Saturday, February 27, 2010
MacArthur on Pulpit Crimes
The importance of careful, Biblical interpretation can hardly be overstated. We spend three or four years at the master seminary trying to teach men how to do this because it is the heart and soul of effective ministry. In fact, I would go so far as to say misinterpreting the Bible is ultimately no better than disbelieving it. So what do you mean by that?
Well, what good does it do to believe that the Bible is God's final and complete word if you misinterpret it? Either way you miss the truth, right? It is equally serious along with disbelieving the Bible to misinterpret it. Interpreting Scripture to make it say what it was never intended to say is a sure road to division, to error, to heresy and to apostasy. In spite of all of the dangers of misinterpreting the Scripture, today we have these casual people who approach the Scripture whimsically without any understanding of the science of interpretation and make it say whatever they would like it to say. Perhaps you've been in one those Bible studies where you go around the room and everybody tells you what they think the verse means? Or worse than that, "Well, to me this verse means," so-and-so. In the end, what you get is a pooling of ignorance, unless somebody knows what it means apart from them.

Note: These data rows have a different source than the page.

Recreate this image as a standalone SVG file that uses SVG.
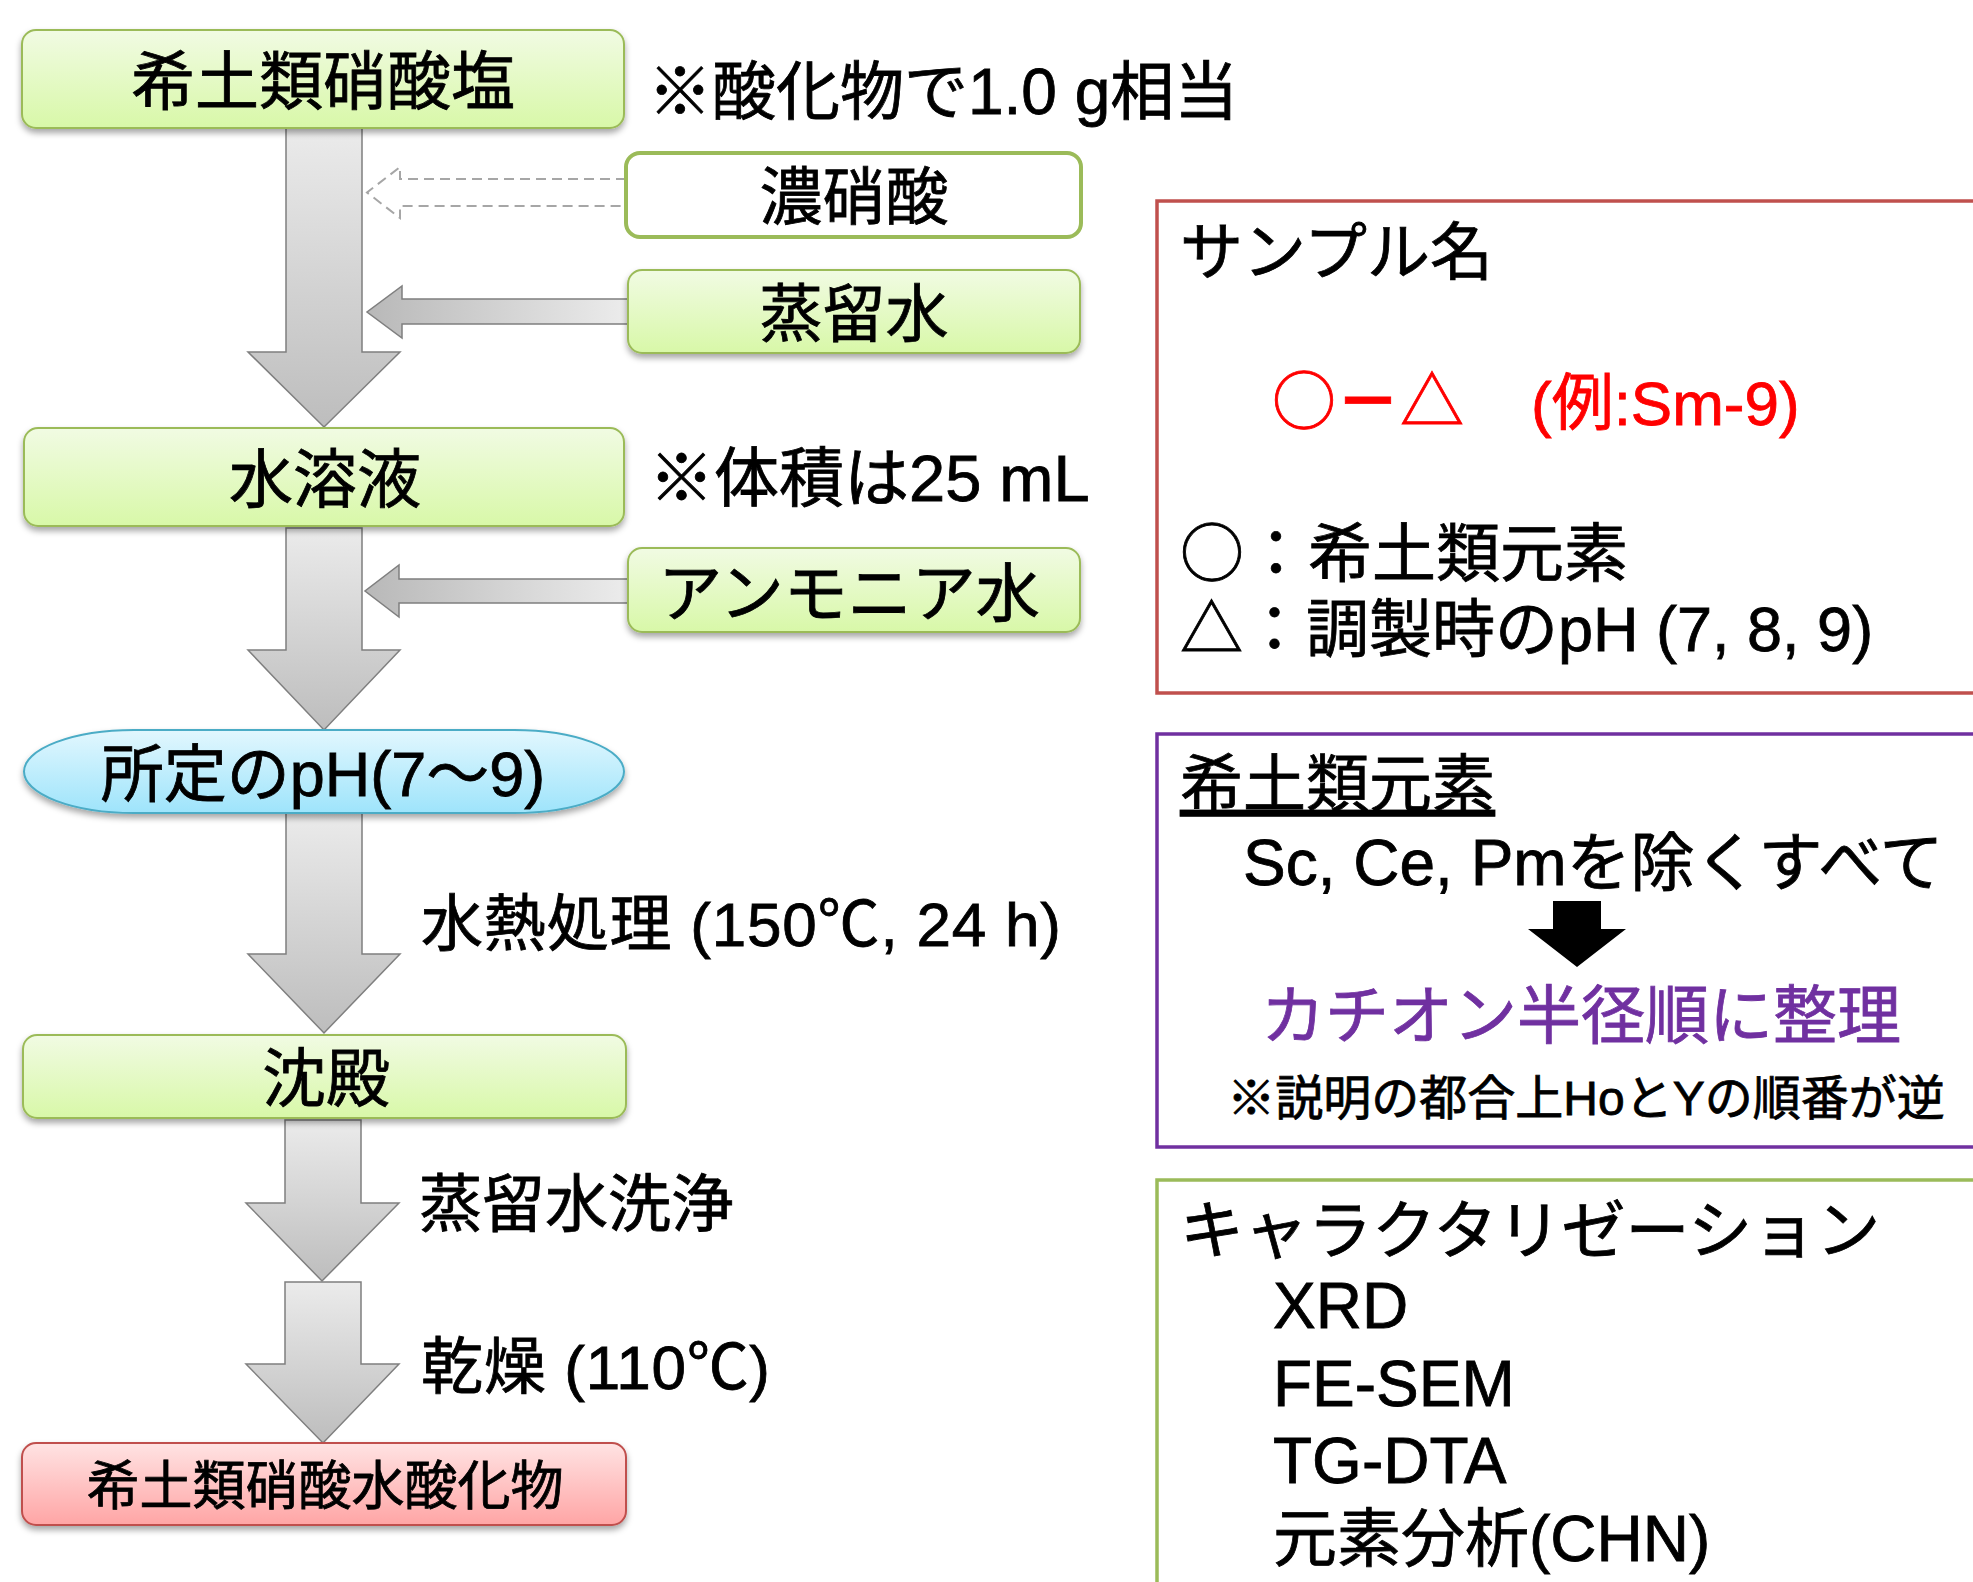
<svg xmlns="http://www.w3.org/2000/svg" width="1973" height="1582" viewBox="0 0 1973 1582">
<defs>
<linearGradient id="gGreen" x1="0" y1="0" x2="0" y2="1"><stop offset="0" stop-color="#f1fbe3"/><stop offset="1" stop-color="#d8f8a8"/></linearGradient>
<linearGradient id="gRed" x1="0" y1="0" x2="0" y2="1"><stop offset="0" stop-color="#ffe3e3"/><stop offset="1" stop-color="#ffa5a5"/></linearGradient>
<linearGradient id="gBlue" x1="0" y1="0" x2="0" y2="1"><stop offset="0" stop-color="#e2f7fe"/><stop offset="1" stop-color="#9ee4fb"/></linearGradient>
<linearGradient id="gDown" x1="0" y1="0" x2="0" y2="1"><stop offset="0" stop-color="#ebebeb"/><stop offset="1" stop-color="#bdbdbd"/></linearGradient>
<linearGradient id="gLeft" x1="0" y1="0" x2="1" y2="0"><stop offset="0" stop-color="#b8b8b8"/><stop offset="1" stop-color="#ececec"/></linearGradient>
<filter id="sh" x="-5%" y="-20%" width="110%" height="150%"><feDropShadow dx="0" dy="4" stdDeviation="3" flood-color="#000" flood-opacity="0.35"/></filter>
</defs>
<style>
text{font-family:"Liberation Sans","Noto Sans CJK JP",sans-serif;fill:#000;stroke:#000;stroke-width:0.8}
.cjk{font-family:"Noto Sans CJK JP",sans-serif}
.red{fill:#ff0000;stroke:#ff0000}
.pur{fill:#7030a0;stroke:#7030a0}
.box{fill:url(#gGreen);stroke:#9bbb59;stroke-width:2}
.c{text-anchor:middle}
.arr{fill:url(#gDown);stroke:#7f7f7f;stroke-width:1.5}
.harr{fill:url(#gLeft);stroke:#7f7f7f;stroke-width:1.5}
.panel{fill:none;stroke-width:3.5}
</style>
<rect width="1973" height="1582" fill="#fff"/>

<g id="connectors">
<path class="arr" d="M286,128 H362 V352 H400 L324,427 L248,352 H286 Z"/>
<path class="arr" d="M286,528 H362 V650 H400 L324,730 L248,650 H286 Z"/>
<path class="arr" d="M286,813 H362 V954 H400 L324,1033 L248,954 H286 Z"/>
<path class="arr" d="M285,1120 H361 V1203 H399 L322,1281 L246,1203 H285 Z"/>
<path class="arr" d="M285,1282 H361 V1364 H399 L323,1443 L246,1364 H285 Z"/>
<path d="M626,179 H400 V167 L367,192.5 L400,218 V206 H626" fill="#fff" stroke="#a6a6a6" stroke-width="2" stroke-dasharray="10,6"/>
<path class="harr" d="M628,299 H402 V286 L367,312 L402,338 V324 H628 Z"/>
<path class="harr" d="M628,579 H399 V565 L365,591 L399,617 V603 H628 Z"/>
</g>

<g id="node-nitrate">
<rect class="box" x="22" y="30" width="602" height="98" rx="14" filter="url(#sh)"/>
<text class="c" x="323" y="104" font-size="64">希土類硝酸塩</text>
</g>
<g id="note-oxide">
<text x="648" y="114" font-size="64">※酸化物で1.0 g相当</text>
</g>
<g id="node-conc-nitric">
<rect x="626" y="153" width="455" height="84" rx="14" fill="#fff" stroke="#9bbb59" stroke-width="4"/>
<text class="c" x="854" y="219" font-size="63">濃硝酸</text>
</g>
<g id="node-water1">
<rect class="box" x="628" y="270" width="452" height="83" rx="14" filter="url(#sh)"/>
<text class="c" x="854" y="336" font-size="63">蒸留水</text>
</g>
<g id="node-solution">
<rect class="box" x="24" y="428" width="600" height="98" rx="14" filter="url(#sh)"/>
<text class="c" x="325" y="502" font-size="64">水溶液</text>
</g>
<g id="note-volume">
<text x="649" y="501" font-size="65">※体積は25 mL</text>
</g>
<g id="node-ammonia">
<rect class="box" x="628" y="548" width="452" height="84" rx="14" filter="url(#sh)"/>
<text class="c" x="849" y="616" font-size="64">アンモニア水</text>
</g>
<g id="node-ph">
<rect x="24" y="730" width="600" height="83" rx="110" ry="41.5" fill="url(#gBlue)" stroke="#4bacc6" stroke-width="2" filter="url(#sh)"/>
<text class="c" x="323" y="796" font-size="63">所定のpH(7〜9)</text>
</g>
<g id="label-hydrothermal">
<text x="421" y="946" font-size="62" textLength="640" lengthAdjust="spacing">水熱処理 (150<tspan class="cjk">℃</tspan>, 24 h)</text>
</g>
<g id="node-precipitate">
<rect class="box" x="23" y="1035" width="603" height="83" rx="14" filter="url(#sh)"/>
<text class="c" x="326" y="1101" font-size="64">沈殿</text>
</g>
<g id="label-wash">
<text x="419" y="1226" font-size="63">蒸留水洗浄</text>
</g>
<g id="label-dry">
<text x="421" y="1389" font-size="62" textLength="349" lengthAdjust="spacing">乾燥 (110<tspan class="cjk">℃</tspan>)</text>
</g>
<g id="node-product">
<rect x="22" y="1443" width="604" height="82" rx="14" fill="url(#gRed)" stroke="#c0504d" stroke-width="2" filter="url(#sh)"/>
<text class="c" x="325" y="1505" font-size="53">希土類硝酸水酸化物</text>
</g>

<g id="panel-sample">
<rect class="panel" x="1157" y="201" width="840" height="492" stroke="#c0504d"/>
<text x="1180" y="274" font-size="63">サンプル名</text>
<text class="cjk red" y="424" font-size="64"><tspan x="1272">○</tspan><tspan x="1336" font-weight="bold">－</tspan><tspan x="1400">△</tspan></text>
<text class="red" x="1531" y="425" font-size="62">(例:Sm-9)</text>
<text x="1180" y="576" font-size="64"><tspan class="cjk">○：</tspan>希土類元素</text>
<text x="1180" y="651" font-size="63"><tspan class="cjk">△：</tspan>調製時のpH (7, 8, 9)</text>
</g>
<g id="panel-elements">
<rect class="panel" x="1157" y="734" width="840" height="413" stroke="#7030a0"/>
<text x="1180" y="806" font-size="63" text-decoration="underline">希土類元素</text>
<text x="1243" y="885" font-size="64">Sc, Ce, Pmを除くすべて</text>
<path d="M1553,901 H1601 V929 H1626 L1577,967 L1528,929 H1553 Z" fill="#000"/>
<text class="c pur" x="1581" y="1038" font-size="64">カチオン半径順に整理</text>
<text class="c" x="1586" y="1115" font-size="48">※説明の都合上HoとYの順番が逆</text>
</g>
<g id="panel-characterization">
<rect class="panel" x="1157" y="1180" width="840" height="440" stroke="#9bbb59"/>
<text x="1180" y="1253" font-size="64">キャラクタリゼーション</text>
<text x="1273" y="1328" font-size="64">XRD</text>
<text x="1273" y="1406" font-size="64">FE-SEM</text>
<text x="1273" y="1483" font-size="64">TG-DTA</text>
<text x="1273" y="1561" font-size="64">元素分析(CHN)</text>
</g>
</svg>
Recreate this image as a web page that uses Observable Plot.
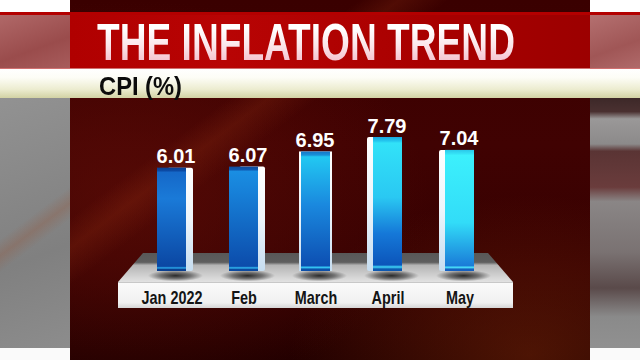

The truth is it doesn't matter what a verse means to me, it doesn't matter what it means to you, it doesn't matter what it means to anybody else, it doesn't matter if it means anything to anybody else. All that matters is what does it mean? What did God intend to say? Every verse has intrinsic meaning apart from any of us and the task of Bible study is to discern the true meaning of Scripture. That's why I can come to you week after week, month after month, year after year and explain to you the meaning of the Word of God, apart from any personal experience I'm having. That's irrelevant.
The task of the interpreter is to discern the meaning of Scripture. In 2 Timothy 2:15 it says, "Be diligent," or study, "present yourself approved to God as a workman who doesn't need to be ashamed because he's handling accurately the Word of Truth." If you don't handle it accurately, you oughta be ashamed of yourself. And if you're gonna handle it accurately, you have to be diligent, you have to work hard at it. Clearly handling Scripture involves both of those things, hard work and diligence. It must be interpreted accurately, and those who fail to do that have reason to be ashamed.